Quelques mètres plus bas, au niveau de la station de métro Liceu, prennent place les fleuristes. Ils étaient seize stands avant la pandémie, quatre ont déjà fermé définitivement leurs portes. Les autres tentent de survivre, comme Raquel Martin. “Nous devrons fermer si ça continue comme ça, nous n’avons pas assez d’argent”. Son chiffre d’affaires a baissé de 80%. “La vente de fleurs était déjà compliquée. Les gens qui se promenaient sur la Rambla achetaient des fleurs de façon impulsive, ce n’est pas dans la culture de penser à ce type de cadeau” confie-t-elle.

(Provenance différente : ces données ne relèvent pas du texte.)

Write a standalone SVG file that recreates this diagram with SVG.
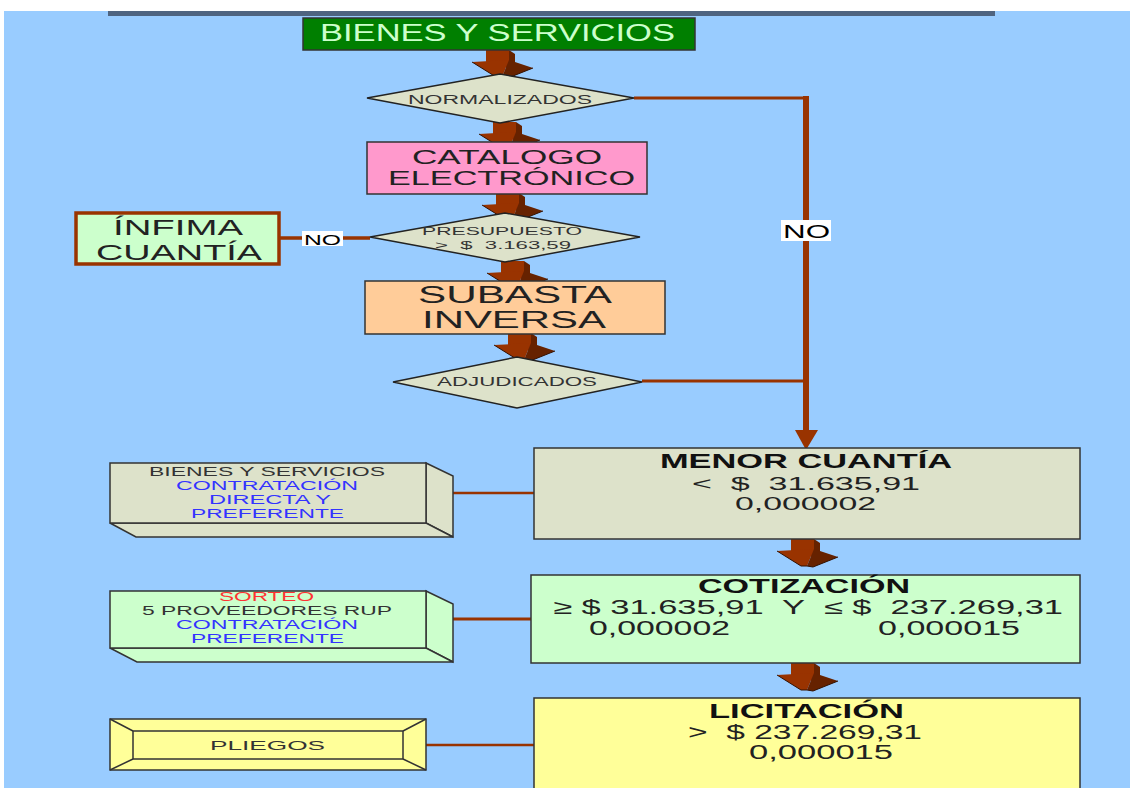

La restauration de la Rambla de Barcelone en berne
Actuellement en Catalogne, les bars et restaurants sont autorisés à ouvrir pour le petit-déjeuner et le déjeuner. Pourtant, sur la Rambla, la plupart sont fermés. Ces derniers ciblaient les touristes, avec des prix plus élevés que la moyenne. Au milieu des rideaux baissés, se niche le Café de l’Opéra.
Situé au 74 de la Rambla, cet endroit était fréquenté par les bourgeois, écrivains et bohèmes au XIXe siècle. Ces dernières années, 70% de la clientèle se composait de touristes. Presque un an après le début de la pandémie, sur les 22 employés, 17 sont encore au chômage partiel. “Je sens que 2021 va être une année similaire à 2020 voire pire” confie José, le responsable depuis cinq ans. “Tant que nous aurons des restrictions, nous pourrons à peine payer nos charges”.
La Rambla de Barcelone doit aussi sa réputation à ses lieux historiques, tels qu’Escribà. Cette pâtisserie s’est installée en 1986 dans une maison moderniste, à la façade datant de 1902. Après sept mois de fermeture, le local a rouvert en octobre dernier afin de mesurer le réel impact de la pandémie sur son activité. « C’était catastrophique, nous avons plutôt une clientèle de touristes que de locaux » confie Terry derrière le comptoir.
En ce début d’année, la Catalane sent une légère amélioration de ses ventes. “C’est une boutique sentimentale, on essaie de fidéliser les clients”. Ces derniers viennent le week-end, s’arrêtent prendre une douceur à emporter lors d’une balade. Terry a été au chômage partiel durant neuf mois, “j’étais en dépression, je pleurais tous les jours. Je revis de revenir au travail”.
Malgré la faible fréquentation, les commerçants et travailleurs trouvent un peu de bonheur à retrouver leur Rambla, comme le raconte Alberto Castro. « Chaque jour où j’ouvre je perds de l’argent, c’est difficile de s’en sortir en vendant seulement quelques journaux par jour. Mais je resterai là tant que je peux. Tout le monde m’a dit de chercher un autre travail, mais je me lève tous les jours pour mes clients de toujours, c’est toute ma vie ».